6. Tout comme les œuvres de Lee et de Canell qui sont déconnectées de tout réseau, l’exposition présente une sélection partielle de la série de Simon Denny, intitulée The Personal Effects of Kim Dotcom5. Depuis 2013, Denny crée un portrait évolutif de Kim Schmitz6, entrepreneur Internet devenu activiste, à travers une série d’expositions à caractère documentaire. Le site internet Megaupload de Kim Dotcom a été l’une des plateformes d’échanges de fichiers les plus visitées jusqu’à ce que ses avoirs, serveurs et sites internet soient saisis lors d’un raid du FBI très médiatisé en 2012.

7. Le travail de Dena Yago et celui de Catherine Telford-Keogh portent tous deux sur l’entrelacement et la congestion du langage lorsque ce dernier est traduit dans des formes tangibles. L’œuvre textuelle de Dena Yago Remove the Outside and the Inside Remain, réalisée à partir de caoutchouc découpé à la CNC, évoque la récurrence avec laquelle la forme déroute et redéfinit la perception du langage. En mettant en regard l’œuvre de Yago et les câbles morcelés de Nina Canell, la porosité des matériaux révèle combien ceux-ci peuvent constituer un canal d’information tout autant que l’information elle-même. L’œuvre de Catherine Telford-Keogh déconstruit le monde extérieur en lui donnant la forme de bassins solidifiés et de grands panneaux hermétiques. Telford-Keogh s’appuie sur un intérêt pour la phonétique et la forme afin d’explorer une mémoire sensorielle qui assimile les manières par lesquelles le langage donne forme à la matière. Grâce à un vaste inventaire de produits de consommation de masse, tels que les produits alimentaires de marque et les produits de nettoyage institutionnels, son travail évoque une économie matérielle du quotidien où le souvenir de la mémoire matérielle prévaut sur l’aseptisation des sens.

8.  Dans Promession® #1 d’Aude Pariset – une œuvre déjà exposée dans le chapitre précédent de cette exposition, une colonie de vers de farine enfermée hermétiquement dans une structure de lit dévore du styromousse.

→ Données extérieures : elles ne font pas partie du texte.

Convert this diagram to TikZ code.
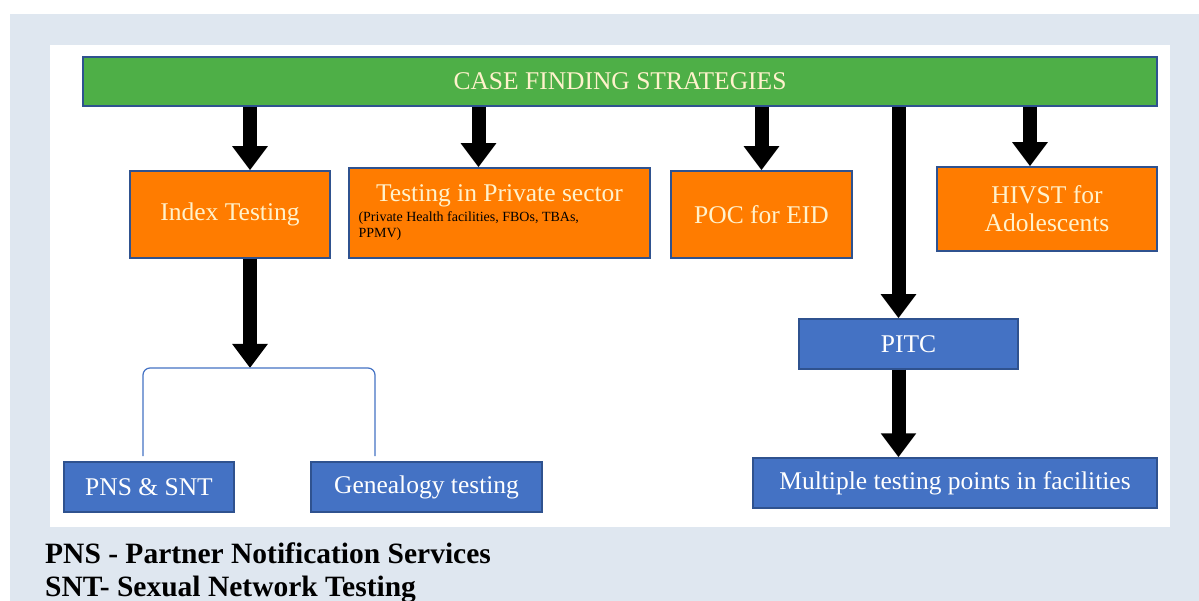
\documentclass[tikz,border=0pt]{standalone}
\usepackage{fontspec}
\setmainfont{Liberation Serif}
\usetikzlibrary{arrows.meta}
\definecolor{pagebg}{HTML}{DFE7F0}
\definecolor{bargreen}{HTML}{4EAF47}
\definecolor{boxorange}{HTML}{FF7C00}
\definecolor{boxblue}{HTML}{4472C4}
\definecolor{edgeblue}{HTML}{2F528F}
\definecolor{textcream}{HTML}{FFF2CC}
\tikzstyle{basebox} = [draw=edgeblue, line width=1.5pt, rectangle, inner sep=2pt,
    font=\fontsize{25.5}{28}\selectfont, align=center]
\tikzstyle{greenbar} = [basebox, fill=bargreen, text=textcream]
\tikzstyle{orangebox} = [basebox, fill=boxorange, text=textcream]
\tikzstyle{bluebox} = [basebox, fill=boxblue, text=white]
\tikzstyle{bigarrow} = [draw=black, line width=14pt, -{Triangle[width=34pt,length=24pt]}]
\tikzstyle{bracketline} = [draw=boxblue, line width=1.2pt, rounded corners=7pt]
\tikzstyle{legend} = [anchor=base west, inner sep=0pt, font=\fontsize{29.5}{33}\selectfont\bfseries]

\begin{document}
\begin{tikzpicture}[x=1pt, y=-1pt]
    % frame and panel
    \useasboundingbox (0,0) rectangle (1199,601);
    \fill[pagebg] (10,14) rectangle (1199,601);
    \fill[white] (50,45) rectangle (1170,527);

    \node[greenbar, minimum width=1074pt, minimum height=49pt] (cfs) at (620,81.5) {CASE FINDING STRATEGIES};

    \node[orangebox, minimum width=200pt, minimum height=87pt] (idx) at (230,214.5) {\raisebox{-3pt}{Index Testing}};
    \node[orangebox, minimum width=301pt, minimum height=90pt] (priv) at (499.5,213) {%
        \parbox{282pt}{\centering Testing in Private sector\par\vspace{3pt}
        \raggedright\color{black}\fontsize{14}{16.5}\selectfont (Private Health facilities, FBOs, TBAs,\\PPMV)}};
    \node[orangebox, minimum width=181pt, minimum height=87pt] (poc) at (761.5,214.5) {POC for EID};
    \node[orangebox, minimum width=220pt, minimum height=84pt] (hivst) at (1047,209) {HIVST for\\Adolescents};

    \node[bluebox, minimum width=219pt, minimum height=50pt] (pitc) at (908.5,344) {PITC};
    \node[bluebox, minimum width=404pt, minimum height=50pt] (multi) at (955,483) {Multiple testing points in facilities};
    \node[bluebox, minimum width=170pt, minimum height=50pt] (pns) at (149,487) {PNS \& SNT};
    \node[bluebox, minimum width=231pt, minimum height=50pt] (gen) at (426.5,487) {Genealogy testing};

    % arrow ends
    \coordinate (idxtop) at ([xshift=20pt]idx.north);
    \coordinate (privtop) at ([xshift=-21pt]priv.north);
    \coordinate (poctop) at (poc.north);
    \coordinate (hivsttop) at ([xshift=-17pt]hivst.north);
    \coordinate (pitctop) at ([xshift=-10pt]pitc.north);
    \coordinate (split) at (idxtop |- 0,368);
    \coordinate (pnsend) at (143,456);
    \coordinate (genend) at (375,456);

    \draw[bigarrow] (cfs.south -| idxtop) -- (idxtop);
    \draw[bigarrow] (cfs.south -| privtop) -- (privtop);
    \draw[bigarrow] (cfs.south -| poctop) -- (poctop);
    \draw[bigarrow] (cfs.south -| hivsttop) -- (hivsttop);
    \draw[bigarrow] (cfs.south -| pitctop) -- (pitctop);
    \draw[bigarrow] (pitc.south -| pitctop) -- (multi.north -| pitctop);
    \draw[bigarrow] (idx.south -| idxtop) -- (split);

    \draw[bracketline] (pnsend) |- (split) -| (genend);

    \node[legend] (leg1) at (45,563) {PNS - Partner Notification Services};
    \node[legend] (leg2) at (45,596) {SNT- Sexual Network Testing};
\end{tikzpicture}
\end{document}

Cet écosystème a évolué et s’est détérioré en un état incertain: là où certains vers ont péri, d’autres continuent de manger, tandis que d’autres se sont transformés en coléoptères en laissant derrière eux leur mue et la trace de leur transformation.


1. Lamolinara, Guy (19 February 1996). “Wired for the Future: President Clinton Signs Telecom Act at LC”. Library of Congress. Retrieved 22nd March 2018
2. En réponse à l’incursion symbolique de Clinton et Gore dans le cyberespace comme lieu d’établissement de la Loi, le cyber-libertaire John Perry Barlow, poète, essayiste et parolier américain des Grateful Dead, rédigea un manifeste demeuré dans les annales Déclaration pour la cyberindépendance, dans lequel il déclare : « Gouvernements du monde industriel, vous les géants fatigués de chair et d’acier, je viens du cyberespace, la nouvelle maison de l’esprit. Au nom de l’avenir, je vous demande, à vous qui venez du passé, de nous laisser tranquilles. Vous n’êtes pas les bienvenus parmi nous. Vous n’avez pas de droit de souveraineté là où nous nous rassemblons « .
3. Signing of the 1996 Telecommunications Act. Al Gore (Introduction), Bill Clinton (Address), Sen Frtiz Hollings (D) Closing Address).” C-SPAN, Washington, D.C. 8 février. 1996.
4. En tant que prédécesseur du piratage informatique, la sous-culture de phreaking a émergé aux côtés de la cybernétique et dans la tourmente politique de la fin des années 1960. Le co-fondateur d’Apple, Steve Wozniak, cite phreaking comme une influence profonde sur lui en tant que jeune programmeur. Dans son essai Phreaks, Hackers and Trolls: La politique de la transgression et du spectacle, Gabriella Coleman décrit comment le droit des communications a évolué en réponse à phreaking en citant Ursula Le Guin: «To Make a Thief, Make an Owner; to Create Crime, Create Laws ».
5. Denny a indexé les 110 objets saisis par le gouvernement des États-Unis et les a rematérialisés comme des toiles imprimées à jet d’encre. Ces toiles sont bien souvent associées aux copies et répliques de la propriété saisie. Selon l’artiste, ces possessions saisies représentent une sorte de diagramme de Venn des systèmes partagés de valeur entre Kim Dotcom et les autorités américaines. L’acte d’accusation du Grand Jury est imprimé et affiché à côté des toiles. Il comprend une liste complète des biens saisis.
6. Au cours des années 90, alors qu’il était adolescent, Kim Schmitz – plus connu sous le nom Kim Dotcom – avait l’habitude de pirater les bases de données de grandes compagnies téléphoniques telles que AT&T. En exploitant les failles d’une infrastructure de télécommunications mondiale en voie d’émergence, Schmitz aurait semble-t-il acheté l’information issue de cartes téléphoniques volées auprès de pirates informatiques américains. Il aurait ensuite mis en place des lignes de clavardage à Hong Kong et dans les Caraïbes, et aurait utilisé un programme automatisé pour appeler ces lignes avec les numéros de carte volées, générant plus de 50 000 € de bénéfices.